• _WORK REQUIRED_:
Please print the lines between the one with "Clone this chart in D3.js." and the one with "3.5, 4, 4.5];", both ends included, exactly as written, with no pictures.

• _THE DATA_:

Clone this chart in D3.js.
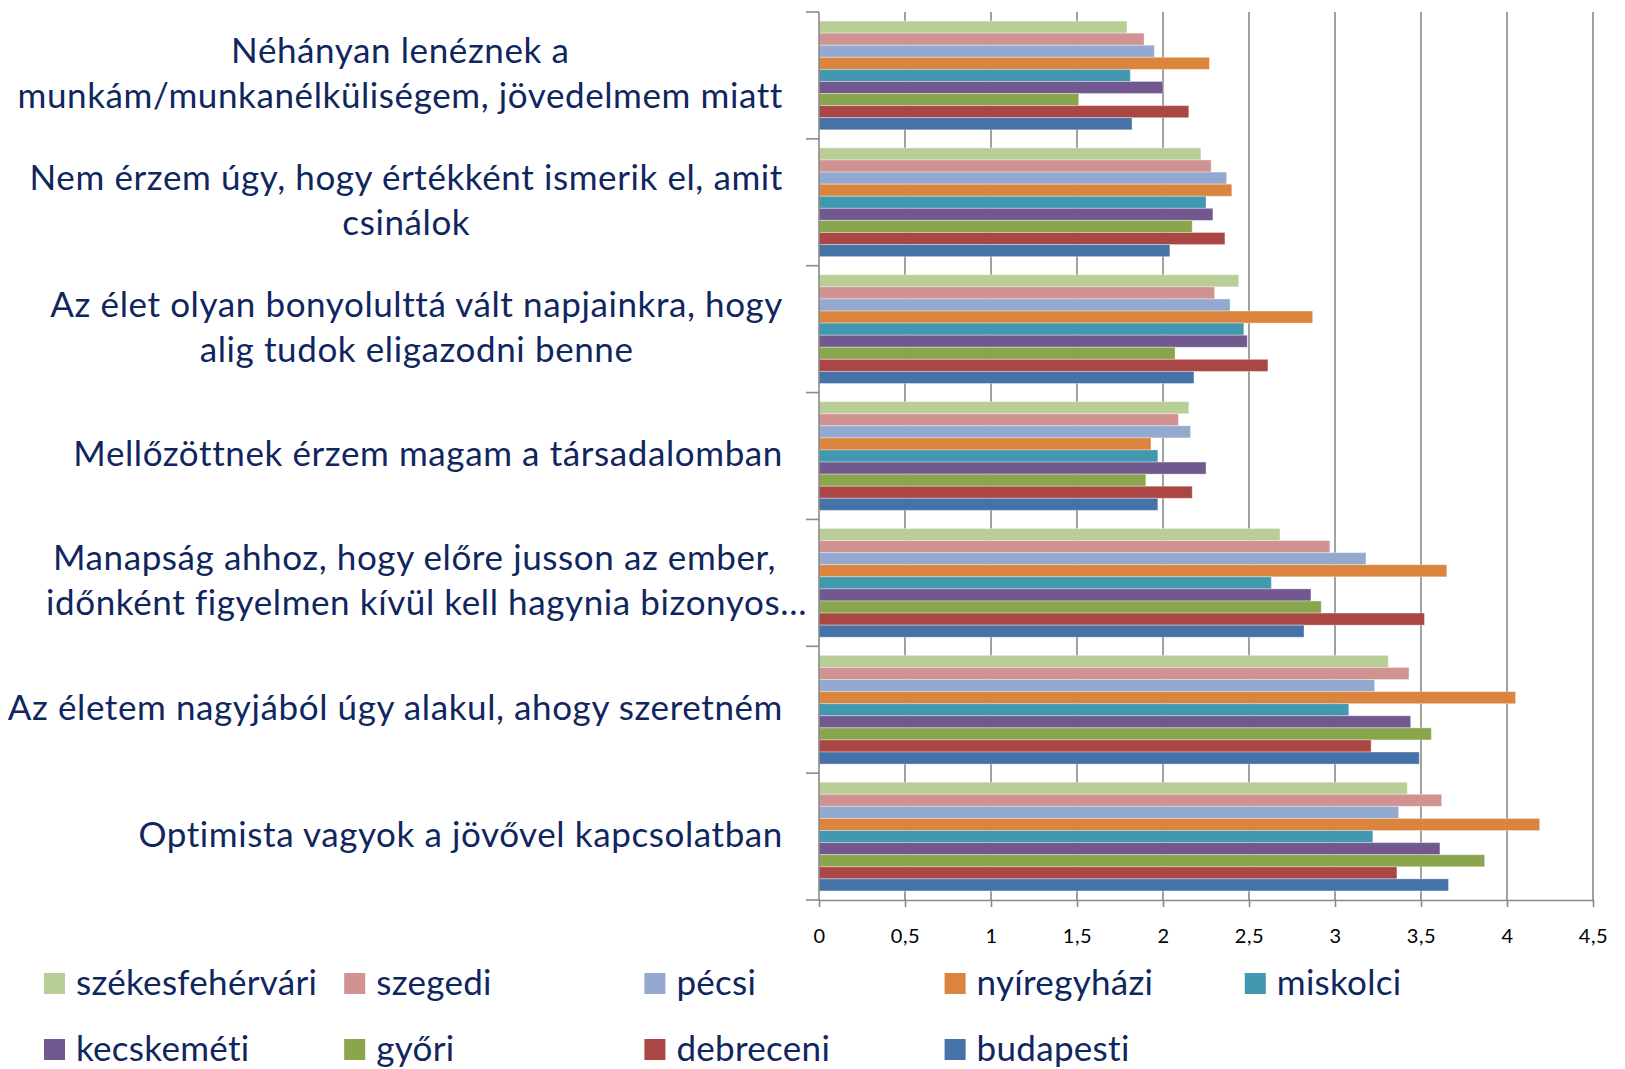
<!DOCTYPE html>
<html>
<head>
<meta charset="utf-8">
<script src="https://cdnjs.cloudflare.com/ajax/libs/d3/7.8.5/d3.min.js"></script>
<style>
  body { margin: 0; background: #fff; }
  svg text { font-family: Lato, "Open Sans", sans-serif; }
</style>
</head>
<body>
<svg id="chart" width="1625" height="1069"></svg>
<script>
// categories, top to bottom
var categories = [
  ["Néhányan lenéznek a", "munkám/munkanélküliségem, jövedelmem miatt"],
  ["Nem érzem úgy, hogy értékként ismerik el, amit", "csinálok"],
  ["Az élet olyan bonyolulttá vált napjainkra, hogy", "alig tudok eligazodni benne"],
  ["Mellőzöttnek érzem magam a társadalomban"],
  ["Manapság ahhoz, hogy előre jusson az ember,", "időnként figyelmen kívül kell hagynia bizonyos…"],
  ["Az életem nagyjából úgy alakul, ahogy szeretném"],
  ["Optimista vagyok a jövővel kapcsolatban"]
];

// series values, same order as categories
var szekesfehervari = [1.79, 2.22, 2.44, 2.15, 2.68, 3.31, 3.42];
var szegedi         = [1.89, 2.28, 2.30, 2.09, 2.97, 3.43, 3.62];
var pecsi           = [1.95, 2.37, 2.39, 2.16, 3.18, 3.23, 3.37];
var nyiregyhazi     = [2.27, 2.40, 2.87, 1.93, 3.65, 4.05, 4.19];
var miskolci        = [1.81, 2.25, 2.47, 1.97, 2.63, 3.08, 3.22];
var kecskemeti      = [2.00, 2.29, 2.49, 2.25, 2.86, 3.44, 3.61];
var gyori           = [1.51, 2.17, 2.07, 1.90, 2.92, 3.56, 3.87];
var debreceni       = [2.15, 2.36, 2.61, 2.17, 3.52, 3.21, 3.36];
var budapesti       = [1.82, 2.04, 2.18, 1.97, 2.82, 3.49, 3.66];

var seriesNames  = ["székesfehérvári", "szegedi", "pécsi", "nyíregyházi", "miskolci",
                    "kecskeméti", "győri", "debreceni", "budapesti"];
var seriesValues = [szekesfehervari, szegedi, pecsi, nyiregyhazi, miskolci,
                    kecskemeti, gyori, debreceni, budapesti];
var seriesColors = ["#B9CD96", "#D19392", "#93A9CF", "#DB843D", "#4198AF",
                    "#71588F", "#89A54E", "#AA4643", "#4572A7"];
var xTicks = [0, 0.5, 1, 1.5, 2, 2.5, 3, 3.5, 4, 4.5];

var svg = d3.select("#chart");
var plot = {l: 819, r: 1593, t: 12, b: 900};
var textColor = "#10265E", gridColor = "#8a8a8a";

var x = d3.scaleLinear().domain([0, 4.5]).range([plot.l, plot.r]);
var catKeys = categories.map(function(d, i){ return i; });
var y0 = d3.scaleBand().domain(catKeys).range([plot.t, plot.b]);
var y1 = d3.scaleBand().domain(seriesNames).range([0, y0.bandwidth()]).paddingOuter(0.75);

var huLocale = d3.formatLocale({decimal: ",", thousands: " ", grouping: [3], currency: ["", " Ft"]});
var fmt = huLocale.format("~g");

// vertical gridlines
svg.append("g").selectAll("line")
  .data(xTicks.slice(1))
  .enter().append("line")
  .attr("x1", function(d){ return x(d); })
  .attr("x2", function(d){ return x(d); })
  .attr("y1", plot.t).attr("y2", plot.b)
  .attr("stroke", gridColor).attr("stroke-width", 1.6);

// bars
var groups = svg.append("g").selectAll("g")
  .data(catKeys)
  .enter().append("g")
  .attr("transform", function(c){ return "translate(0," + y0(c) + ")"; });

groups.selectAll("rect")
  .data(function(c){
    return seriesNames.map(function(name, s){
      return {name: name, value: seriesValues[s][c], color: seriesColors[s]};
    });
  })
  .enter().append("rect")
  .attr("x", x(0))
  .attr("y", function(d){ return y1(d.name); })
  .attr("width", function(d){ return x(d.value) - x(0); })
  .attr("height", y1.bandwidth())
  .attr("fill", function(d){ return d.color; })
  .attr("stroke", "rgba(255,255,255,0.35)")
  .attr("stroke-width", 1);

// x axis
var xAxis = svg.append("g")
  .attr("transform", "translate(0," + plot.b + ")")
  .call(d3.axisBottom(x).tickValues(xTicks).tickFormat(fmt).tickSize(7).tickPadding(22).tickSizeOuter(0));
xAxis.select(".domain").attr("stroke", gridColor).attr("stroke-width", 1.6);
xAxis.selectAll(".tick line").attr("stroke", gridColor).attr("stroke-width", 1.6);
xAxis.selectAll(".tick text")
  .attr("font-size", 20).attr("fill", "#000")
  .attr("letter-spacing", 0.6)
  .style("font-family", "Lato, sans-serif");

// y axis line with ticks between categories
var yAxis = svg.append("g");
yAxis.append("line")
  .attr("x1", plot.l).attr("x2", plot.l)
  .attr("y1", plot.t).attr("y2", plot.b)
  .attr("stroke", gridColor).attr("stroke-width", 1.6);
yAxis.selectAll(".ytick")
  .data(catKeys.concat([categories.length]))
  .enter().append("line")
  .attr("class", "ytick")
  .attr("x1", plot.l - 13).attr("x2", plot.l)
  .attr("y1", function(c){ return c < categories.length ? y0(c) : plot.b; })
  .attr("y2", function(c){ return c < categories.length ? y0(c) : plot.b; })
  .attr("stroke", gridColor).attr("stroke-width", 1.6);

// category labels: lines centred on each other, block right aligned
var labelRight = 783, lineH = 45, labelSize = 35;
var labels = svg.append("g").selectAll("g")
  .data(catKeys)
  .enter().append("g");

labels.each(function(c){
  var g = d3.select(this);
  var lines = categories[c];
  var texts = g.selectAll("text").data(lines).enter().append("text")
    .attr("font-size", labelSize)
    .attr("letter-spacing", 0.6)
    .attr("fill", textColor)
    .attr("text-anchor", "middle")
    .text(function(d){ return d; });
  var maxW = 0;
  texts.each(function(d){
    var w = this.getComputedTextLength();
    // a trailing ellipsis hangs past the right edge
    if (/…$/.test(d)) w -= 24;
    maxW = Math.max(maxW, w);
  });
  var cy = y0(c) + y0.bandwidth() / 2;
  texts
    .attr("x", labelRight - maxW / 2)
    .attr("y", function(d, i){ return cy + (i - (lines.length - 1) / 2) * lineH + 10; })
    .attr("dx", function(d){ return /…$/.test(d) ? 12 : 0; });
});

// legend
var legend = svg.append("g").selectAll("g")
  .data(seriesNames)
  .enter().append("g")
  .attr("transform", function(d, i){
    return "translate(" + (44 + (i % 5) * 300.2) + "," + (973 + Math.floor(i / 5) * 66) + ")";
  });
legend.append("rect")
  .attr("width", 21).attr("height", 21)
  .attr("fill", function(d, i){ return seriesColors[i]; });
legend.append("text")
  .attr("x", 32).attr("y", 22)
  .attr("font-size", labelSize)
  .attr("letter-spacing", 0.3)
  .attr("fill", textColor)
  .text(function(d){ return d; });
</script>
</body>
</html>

* * *

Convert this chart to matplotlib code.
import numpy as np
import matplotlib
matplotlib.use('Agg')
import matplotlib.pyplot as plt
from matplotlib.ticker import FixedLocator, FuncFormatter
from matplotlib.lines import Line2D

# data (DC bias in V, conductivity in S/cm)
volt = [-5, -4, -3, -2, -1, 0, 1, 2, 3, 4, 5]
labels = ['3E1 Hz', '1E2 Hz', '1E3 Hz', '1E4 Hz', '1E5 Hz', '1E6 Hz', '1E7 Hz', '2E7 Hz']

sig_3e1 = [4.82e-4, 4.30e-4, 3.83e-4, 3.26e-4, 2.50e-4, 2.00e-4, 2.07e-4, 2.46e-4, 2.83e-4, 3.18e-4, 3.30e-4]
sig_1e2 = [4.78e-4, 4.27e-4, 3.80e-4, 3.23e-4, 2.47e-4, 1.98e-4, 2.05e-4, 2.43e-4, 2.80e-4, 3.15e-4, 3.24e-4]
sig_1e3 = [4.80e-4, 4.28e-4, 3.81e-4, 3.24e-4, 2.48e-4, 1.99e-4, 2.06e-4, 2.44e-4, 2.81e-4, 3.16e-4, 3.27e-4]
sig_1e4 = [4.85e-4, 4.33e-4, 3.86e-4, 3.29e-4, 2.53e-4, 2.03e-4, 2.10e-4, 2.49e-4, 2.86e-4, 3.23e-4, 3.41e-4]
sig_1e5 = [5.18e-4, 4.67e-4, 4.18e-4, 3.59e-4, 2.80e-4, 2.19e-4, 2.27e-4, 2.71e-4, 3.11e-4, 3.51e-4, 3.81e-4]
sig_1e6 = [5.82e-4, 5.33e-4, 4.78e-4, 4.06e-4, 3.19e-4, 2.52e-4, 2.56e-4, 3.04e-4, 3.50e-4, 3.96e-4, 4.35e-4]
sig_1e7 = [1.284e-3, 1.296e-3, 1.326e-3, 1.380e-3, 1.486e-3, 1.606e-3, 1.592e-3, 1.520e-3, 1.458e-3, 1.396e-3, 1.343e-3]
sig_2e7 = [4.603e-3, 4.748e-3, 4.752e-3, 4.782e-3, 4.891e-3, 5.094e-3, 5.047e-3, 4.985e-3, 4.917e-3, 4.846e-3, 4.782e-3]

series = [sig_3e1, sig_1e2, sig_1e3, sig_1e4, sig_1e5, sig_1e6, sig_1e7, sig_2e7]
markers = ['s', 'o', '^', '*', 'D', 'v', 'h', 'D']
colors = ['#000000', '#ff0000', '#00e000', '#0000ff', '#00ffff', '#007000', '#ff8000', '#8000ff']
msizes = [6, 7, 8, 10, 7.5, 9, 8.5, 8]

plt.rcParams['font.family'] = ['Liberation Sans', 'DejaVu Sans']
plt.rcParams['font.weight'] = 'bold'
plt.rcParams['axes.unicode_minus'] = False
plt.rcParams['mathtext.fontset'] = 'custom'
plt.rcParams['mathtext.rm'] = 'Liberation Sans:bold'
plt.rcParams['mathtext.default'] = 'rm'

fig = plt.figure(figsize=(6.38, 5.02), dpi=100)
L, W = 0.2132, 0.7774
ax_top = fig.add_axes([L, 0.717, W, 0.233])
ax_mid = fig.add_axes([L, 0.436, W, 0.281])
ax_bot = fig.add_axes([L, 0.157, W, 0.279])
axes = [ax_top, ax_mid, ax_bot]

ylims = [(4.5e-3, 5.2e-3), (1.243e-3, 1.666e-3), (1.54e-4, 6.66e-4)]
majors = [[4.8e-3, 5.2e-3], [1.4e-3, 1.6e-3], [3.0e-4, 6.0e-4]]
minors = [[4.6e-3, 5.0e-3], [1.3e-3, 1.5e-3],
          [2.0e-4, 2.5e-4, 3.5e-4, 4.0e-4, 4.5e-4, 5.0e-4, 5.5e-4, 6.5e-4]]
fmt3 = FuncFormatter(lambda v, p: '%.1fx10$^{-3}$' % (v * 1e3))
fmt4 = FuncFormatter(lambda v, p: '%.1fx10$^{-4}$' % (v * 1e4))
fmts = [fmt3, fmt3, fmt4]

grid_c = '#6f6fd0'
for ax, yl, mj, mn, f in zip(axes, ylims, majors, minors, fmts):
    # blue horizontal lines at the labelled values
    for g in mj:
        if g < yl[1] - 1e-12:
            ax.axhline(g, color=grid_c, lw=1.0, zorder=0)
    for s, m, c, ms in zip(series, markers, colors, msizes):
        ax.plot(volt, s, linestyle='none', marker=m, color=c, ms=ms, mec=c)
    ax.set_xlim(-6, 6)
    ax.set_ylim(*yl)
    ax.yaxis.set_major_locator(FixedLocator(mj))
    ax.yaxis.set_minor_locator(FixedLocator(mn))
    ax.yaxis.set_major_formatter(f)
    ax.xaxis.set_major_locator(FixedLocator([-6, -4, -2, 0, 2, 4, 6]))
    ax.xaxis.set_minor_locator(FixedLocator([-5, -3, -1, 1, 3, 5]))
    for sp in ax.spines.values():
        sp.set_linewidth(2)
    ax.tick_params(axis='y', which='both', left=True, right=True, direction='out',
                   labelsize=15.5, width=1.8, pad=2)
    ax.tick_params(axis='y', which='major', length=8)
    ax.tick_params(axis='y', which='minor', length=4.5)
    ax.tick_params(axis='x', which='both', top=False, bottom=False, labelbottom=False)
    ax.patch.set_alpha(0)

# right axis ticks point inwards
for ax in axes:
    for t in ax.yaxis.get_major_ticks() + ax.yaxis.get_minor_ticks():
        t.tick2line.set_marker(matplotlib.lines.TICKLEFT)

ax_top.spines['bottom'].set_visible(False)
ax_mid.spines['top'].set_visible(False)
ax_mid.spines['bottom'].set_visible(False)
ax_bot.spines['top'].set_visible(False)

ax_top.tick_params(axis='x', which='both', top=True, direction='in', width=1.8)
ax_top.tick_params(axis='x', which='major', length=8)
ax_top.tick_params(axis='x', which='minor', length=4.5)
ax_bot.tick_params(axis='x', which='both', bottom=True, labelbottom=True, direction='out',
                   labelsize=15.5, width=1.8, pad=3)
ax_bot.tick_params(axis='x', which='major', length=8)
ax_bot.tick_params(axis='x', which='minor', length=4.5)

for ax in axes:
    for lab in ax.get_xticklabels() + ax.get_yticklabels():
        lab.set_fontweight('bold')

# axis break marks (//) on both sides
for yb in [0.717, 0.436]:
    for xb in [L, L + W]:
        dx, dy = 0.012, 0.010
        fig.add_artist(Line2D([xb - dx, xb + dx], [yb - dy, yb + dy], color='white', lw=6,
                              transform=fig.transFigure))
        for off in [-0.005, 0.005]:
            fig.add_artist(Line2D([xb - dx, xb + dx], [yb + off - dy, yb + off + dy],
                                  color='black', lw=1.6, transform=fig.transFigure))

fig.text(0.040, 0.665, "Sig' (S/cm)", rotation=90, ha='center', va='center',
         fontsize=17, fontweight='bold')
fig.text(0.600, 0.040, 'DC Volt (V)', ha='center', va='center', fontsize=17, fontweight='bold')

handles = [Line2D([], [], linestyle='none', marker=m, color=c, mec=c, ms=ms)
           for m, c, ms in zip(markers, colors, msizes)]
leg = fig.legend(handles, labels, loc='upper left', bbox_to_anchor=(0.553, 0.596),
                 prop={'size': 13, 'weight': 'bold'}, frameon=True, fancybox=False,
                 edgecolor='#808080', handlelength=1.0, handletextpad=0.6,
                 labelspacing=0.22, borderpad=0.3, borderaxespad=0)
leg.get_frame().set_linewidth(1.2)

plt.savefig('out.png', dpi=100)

* * *

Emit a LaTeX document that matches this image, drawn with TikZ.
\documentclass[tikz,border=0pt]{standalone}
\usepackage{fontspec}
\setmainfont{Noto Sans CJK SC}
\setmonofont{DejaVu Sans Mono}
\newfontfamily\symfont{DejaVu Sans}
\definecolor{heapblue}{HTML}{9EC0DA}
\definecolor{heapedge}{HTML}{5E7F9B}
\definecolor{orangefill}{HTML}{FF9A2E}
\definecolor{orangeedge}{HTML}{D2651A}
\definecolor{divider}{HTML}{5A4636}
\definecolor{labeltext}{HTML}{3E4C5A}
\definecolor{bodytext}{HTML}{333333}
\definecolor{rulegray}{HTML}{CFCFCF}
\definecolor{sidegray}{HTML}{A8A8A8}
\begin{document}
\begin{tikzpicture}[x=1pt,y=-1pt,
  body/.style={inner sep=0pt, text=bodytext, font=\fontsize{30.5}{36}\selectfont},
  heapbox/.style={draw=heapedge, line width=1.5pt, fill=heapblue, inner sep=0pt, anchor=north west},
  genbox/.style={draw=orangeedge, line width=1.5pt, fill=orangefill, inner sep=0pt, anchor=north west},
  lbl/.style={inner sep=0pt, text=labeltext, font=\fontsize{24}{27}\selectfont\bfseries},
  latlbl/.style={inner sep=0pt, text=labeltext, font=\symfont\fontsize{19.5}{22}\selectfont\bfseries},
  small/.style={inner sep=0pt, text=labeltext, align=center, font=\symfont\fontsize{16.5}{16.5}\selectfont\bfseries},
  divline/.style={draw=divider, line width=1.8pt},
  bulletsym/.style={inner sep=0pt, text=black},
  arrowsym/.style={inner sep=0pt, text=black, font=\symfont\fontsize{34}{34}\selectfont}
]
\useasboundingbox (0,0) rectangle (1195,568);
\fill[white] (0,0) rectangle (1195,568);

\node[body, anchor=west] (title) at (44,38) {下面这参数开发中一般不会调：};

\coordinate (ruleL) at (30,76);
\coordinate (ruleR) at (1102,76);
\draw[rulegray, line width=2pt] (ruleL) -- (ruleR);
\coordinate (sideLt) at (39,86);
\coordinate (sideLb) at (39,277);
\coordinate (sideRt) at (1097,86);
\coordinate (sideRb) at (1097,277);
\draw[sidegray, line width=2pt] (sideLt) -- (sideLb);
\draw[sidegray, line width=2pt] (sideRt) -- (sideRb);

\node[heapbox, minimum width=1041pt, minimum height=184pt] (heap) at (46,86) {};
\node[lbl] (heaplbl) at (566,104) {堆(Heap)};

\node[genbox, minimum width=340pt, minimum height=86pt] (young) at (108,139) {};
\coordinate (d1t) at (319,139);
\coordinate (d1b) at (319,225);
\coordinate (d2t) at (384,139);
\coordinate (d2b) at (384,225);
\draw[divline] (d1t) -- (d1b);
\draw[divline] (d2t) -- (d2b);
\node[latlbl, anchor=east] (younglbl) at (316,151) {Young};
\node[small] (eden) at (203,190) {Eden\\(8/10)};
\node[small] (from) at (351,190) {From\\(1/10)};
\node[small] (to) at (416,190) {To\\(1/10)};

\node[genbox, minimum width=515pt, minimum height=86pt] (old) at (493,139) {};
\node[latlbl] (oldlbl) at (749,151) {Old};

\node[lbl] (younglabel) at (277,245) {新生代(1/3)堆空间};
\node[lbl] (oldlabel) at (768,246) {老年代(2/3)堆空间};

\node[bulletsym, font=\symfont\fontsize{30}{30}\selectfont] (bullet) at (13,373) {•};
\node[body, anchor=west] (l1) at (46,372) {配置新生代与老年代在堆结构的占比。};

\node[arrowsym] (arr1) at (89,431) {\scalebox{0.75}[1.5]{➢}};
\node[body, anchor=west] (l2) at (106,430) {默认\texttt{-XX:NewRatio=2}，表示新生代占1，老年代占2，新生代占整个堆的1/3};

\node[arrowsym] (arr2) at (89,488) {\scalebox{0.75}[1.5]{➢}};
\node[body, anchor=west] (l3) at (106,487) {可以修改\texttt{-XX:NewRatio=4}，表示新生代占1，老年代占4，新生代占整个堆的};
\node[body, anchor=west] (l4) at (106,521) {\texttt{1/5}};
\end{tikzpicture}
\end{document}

• _ANSWER TO THIS EXERCISE_:
Clone this chart in D3.js.
<!DOCTYPE html>
<html>
<head>
<meta charset="utf-8">
<script src="https://cdnjs.cloudflare.com/ajax/libs/d3/7.8.5/d3.min.js"></script>
<style>
  body { margin: 0; background: #fff; }
  svg text { font-family: Lato, "Open Sans", sans-serif; }
</style>
</head>
<body>
<svg id="chart" width="1625" height="1069"></svg>
<script>
// categories, top to bottom
var categories = [
  ["Néhányan lenéznek a", "munkám/munkanélküliségem, jövedelmem miatt"],
  ["Nem érzem úgy, hogy értékként ismerik el, amit", "csinálok"],
  ["Az élet olyan bonyolulttá vált napjainkra, hogy", "alig tudok eligazodni benne"],
  ["Mellőzöttnek érzem magam a társadalomban"],
  ["Manapság ahhoz, hogy előre jusson az ember,", "időnként figyelmen kívül kell hagynia bizonyos…"],
  ["Az életem nagyjából úgy alakul, ahogy szeretném"],
  ["Optimista vagyok a jövővel kapcsolatban"]
];

// series values, same order as categories
var szekesfehervari = [1.79, 2.22, 2.44, 2.15, 2.68, 3.31, 3.42];
var szegedi         = [1.89, 2.28, 2.30, 2.09, 2.97, 3.43, 3.62];
var pecsi           = [1.95, 2.37, 2.39, 2.16, 3.18, 3.23, 3.37];
var nyiregyhazi     = [2.27, 2.40, 2.87, 1.93, 3.65, 4.05, 4.19];
var miskolci        = [1.81, 2.25, 2.47, 1.97, 2.63, 3.08, 3.22];
var kecskemeti      = [2.00, 2.29, 2.49, 2.25, 2.86, 3.44, 3.61];
var gyori           = [1.51, 2.17, 2.07, 1.90, 2.92, 3.56, 3.87];
var debreceni       = [2.15, 2.36, 2.61, 2.17, 3.52, 3.21, 3.36];
var budapesti       = [1.82, 2.04, 2.18, 1.97, 2.82, 3.49, 3.66];

var seriesNames  = ["székesfehérvári", "szegedi", "pécsi", "nyíregyházi", "miskolci",
                    "kecskeméti", "győri", "debreceni", "budapesti"];
var seriesValues = [szekesfehervari, szegedi, pecsi, nyiregyhazi, miskolci,
                    kecskemeti, gyori, debreceni, budapesti];
var seriesColors = ["#B9CD96", "#D19392", "#93A9CF", "#DB843D", "#4198AF",
                    "#71588F", "#89A54E", "#AA4643", "#4572A7"];
var xTicks = [0, 0.5, 1, 1.5, 2, 2.5, 3, 3.5, 4, 4.5];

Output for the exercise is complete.